- _The exercise_
In the records that follow, the lines from the one containing "The picture is" to the one containing "OUTSIDE_PAD_PX = 28", inclusive, are to be given again exactly.

- _Listing_
>> Begin
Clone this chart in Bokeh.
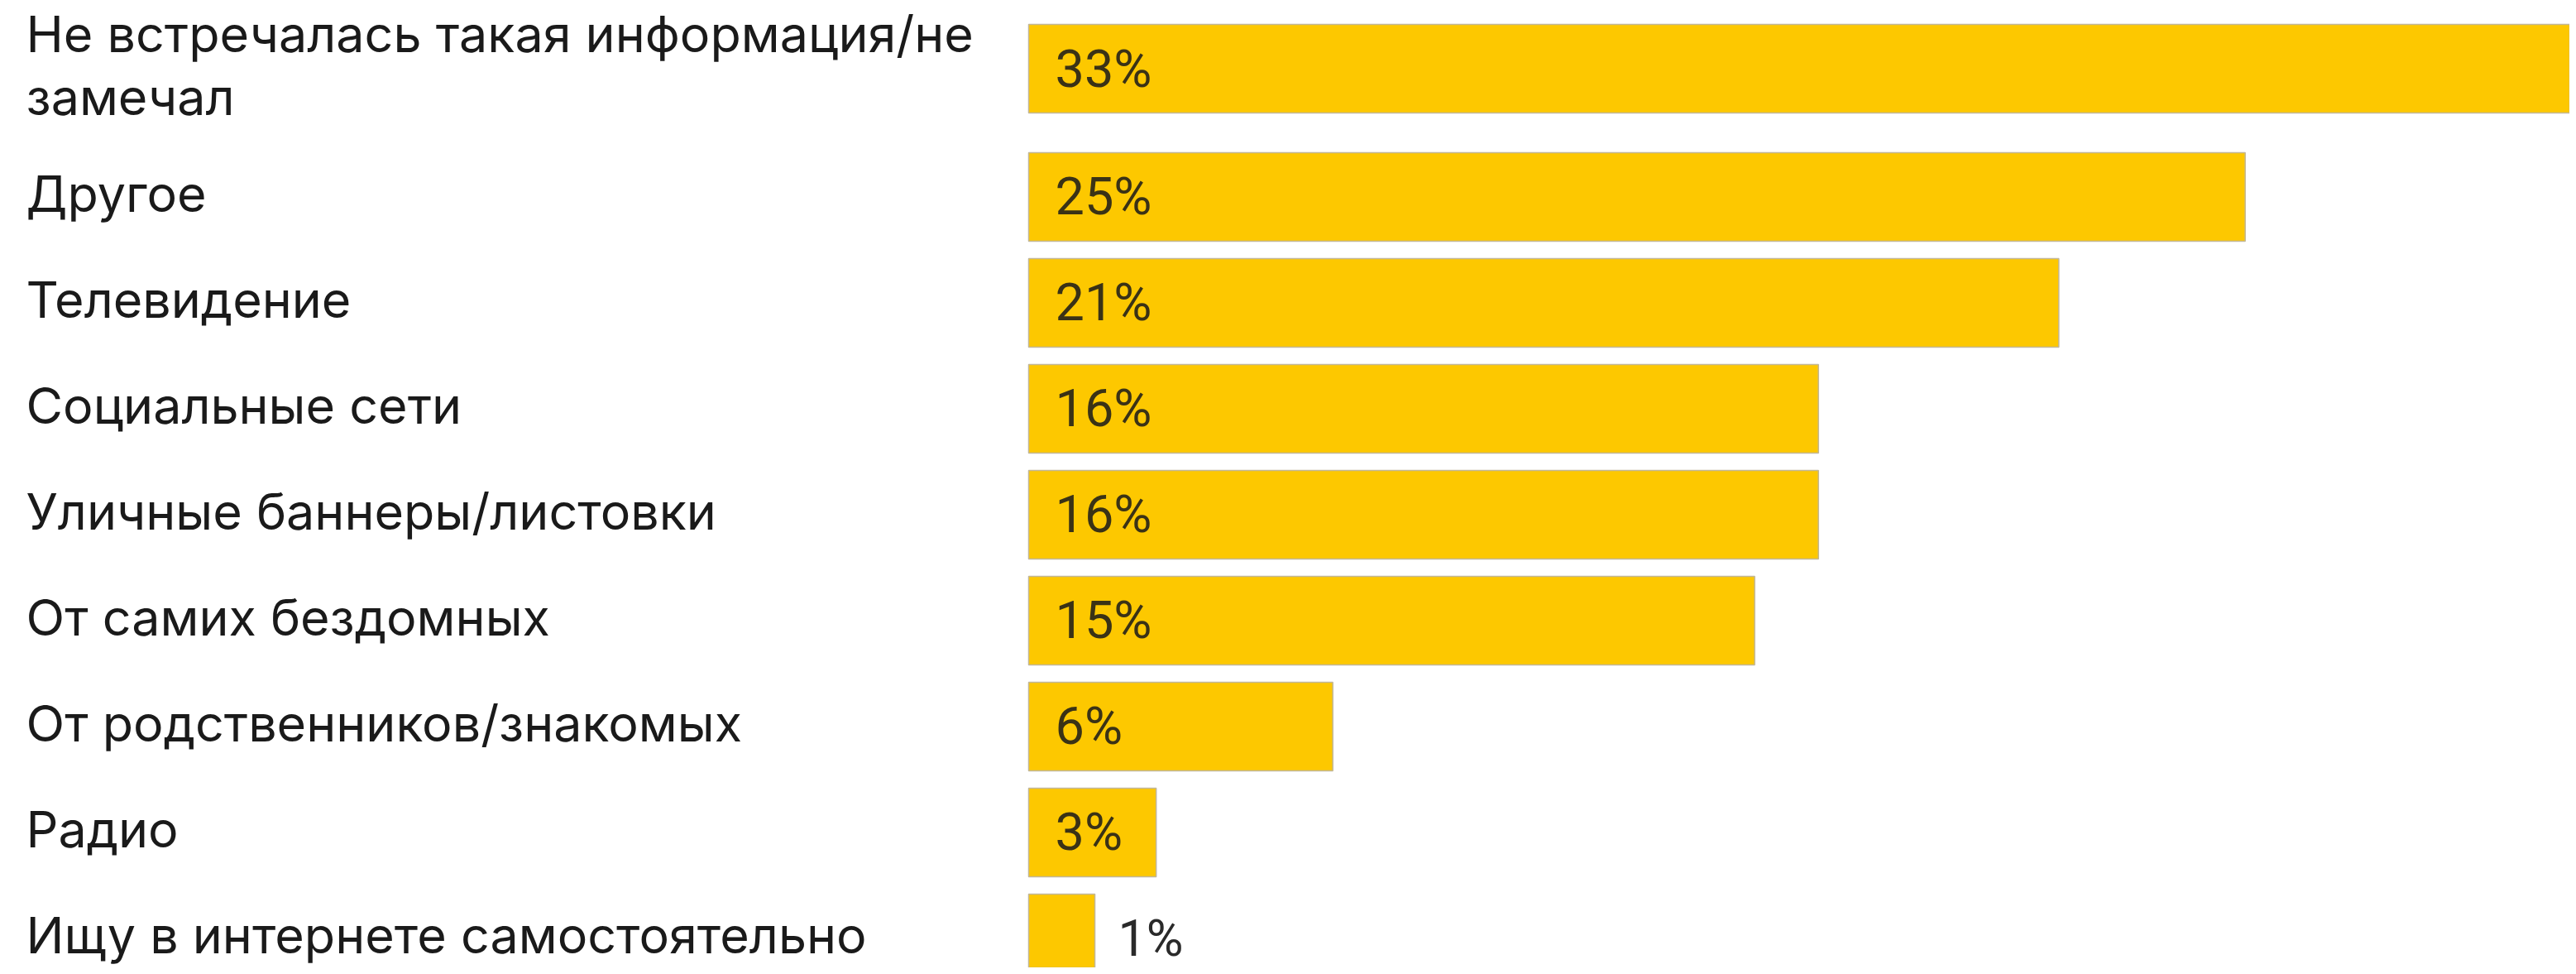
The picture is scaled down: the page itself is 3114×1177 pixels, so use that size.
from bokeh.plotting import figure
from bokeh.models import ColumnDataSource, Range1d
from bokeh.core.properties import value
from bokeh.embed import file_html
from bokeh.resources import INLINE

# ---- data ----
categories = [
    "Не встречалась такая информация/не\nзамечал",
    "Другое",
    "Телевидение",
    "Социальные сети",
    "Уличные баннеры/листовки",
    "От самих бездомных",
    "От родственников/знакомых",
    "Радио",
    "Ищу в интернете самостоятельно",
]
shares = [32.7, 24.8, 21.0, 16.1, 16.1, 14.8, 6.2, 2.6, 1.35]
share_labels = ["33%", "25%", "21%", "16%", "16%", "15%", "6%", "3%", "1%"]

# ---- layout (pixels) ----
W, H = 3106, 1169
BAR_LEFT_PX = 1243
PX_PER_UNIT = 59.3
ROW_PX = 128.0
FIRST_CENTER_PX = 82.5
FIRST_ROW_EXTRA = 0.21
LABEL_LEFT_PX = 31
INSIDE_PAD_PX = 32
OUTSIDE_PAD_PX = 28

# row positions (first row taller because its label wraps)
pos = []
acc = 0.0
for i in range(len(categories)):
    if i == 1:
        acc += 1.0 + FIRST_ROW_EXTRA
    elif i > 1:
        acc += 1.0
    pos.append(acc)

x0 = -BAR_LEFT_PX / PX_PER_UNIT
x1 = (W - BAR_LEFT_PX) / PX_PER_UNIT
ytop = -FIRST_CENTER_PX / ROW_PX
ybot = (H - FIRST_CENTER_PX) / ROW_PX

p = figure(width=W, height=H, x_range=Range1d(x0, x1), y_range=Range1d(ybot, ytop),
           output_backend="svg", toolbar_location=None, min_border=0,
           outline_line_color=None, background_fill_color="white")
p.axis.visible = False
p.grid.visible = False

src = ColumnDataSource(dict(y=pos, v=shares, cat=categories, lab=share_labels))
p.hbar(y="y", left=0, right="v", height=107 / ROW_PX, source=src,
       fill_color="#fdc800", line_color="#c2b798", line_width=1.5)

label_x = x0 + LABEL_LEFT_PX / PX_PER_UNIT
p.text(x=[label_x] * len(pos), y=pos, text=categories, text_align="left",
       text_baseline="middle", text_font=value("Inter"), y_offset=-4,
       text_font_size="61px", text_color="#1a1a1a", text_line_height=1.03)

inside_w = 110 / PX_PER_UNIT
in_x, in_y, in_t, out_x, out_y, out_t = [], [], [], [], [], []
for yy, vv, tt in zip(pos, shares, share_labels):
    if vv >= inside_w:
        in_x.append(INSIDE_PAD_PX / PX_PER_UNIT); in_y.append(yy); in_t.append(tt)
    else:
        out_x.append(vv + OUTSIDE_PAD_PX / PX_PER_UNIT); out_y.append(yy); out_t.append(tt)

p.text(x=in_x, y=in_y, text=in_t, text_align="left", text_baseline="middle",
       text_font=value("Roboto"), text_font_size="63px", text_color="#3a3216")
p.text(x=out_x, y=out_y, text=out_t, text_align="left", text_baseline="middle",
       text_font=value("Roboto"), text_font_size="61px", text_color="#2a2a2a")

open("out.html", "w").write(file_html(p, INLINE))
>> End
>> Begin
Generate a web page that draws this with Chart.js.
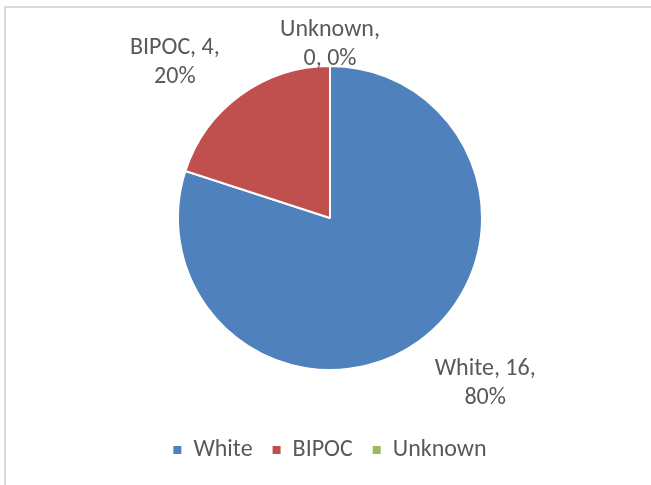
>> End
>> Begin
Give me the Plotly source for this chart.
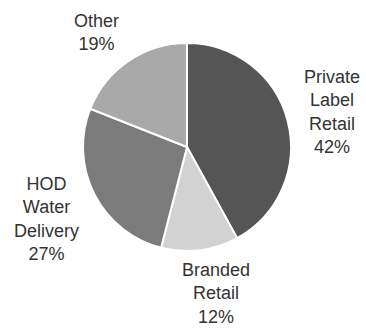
>> End
- _Complete output_
The picture is scaled down: the page itself is 3114×1177 pixels, so use that size.
from bokeh.plotting import figure
from bokeh.models import ColumnDataSource, Range1d
from bokeh.core.properties import value
from bokeh.embed import file_html
from bokeh.resources import INLINE

# ---- data ----
categories = [
    "Не встречалась такая информация/не\nзамечал",
    "Другое",
    "Телевидение",
    "Социальные сети",
    "Уличные баннеры/листовки",
    "От самих бездомных",
    "От родственников/знакомых",
    "Радио",
    "Ищу в интернете самостоятельно",
]
shares = [32.7, 24.8, 21.0, 16.1, 16.1, 14.8, 6.2, 2.6, 1.35]
share_labels = ["33%", "25%", "21%", "16%", "16%", "15%", "6%", "3%", "1%"]

# ---- layout (pixels) ----
W, H = 3106, 1169
BAR_LEFT_PX = 1243
PX_PER_UNIT = 59.3
ROW_PX = 128.0
FIRST_CENTER_PX = 82.5
FIRST_ROW_EXTRA = 0.21
LABEL_LEFT_PX = 31
INSIDE_PAD_PX = 32
OUTSIDE_PAD_PX = 28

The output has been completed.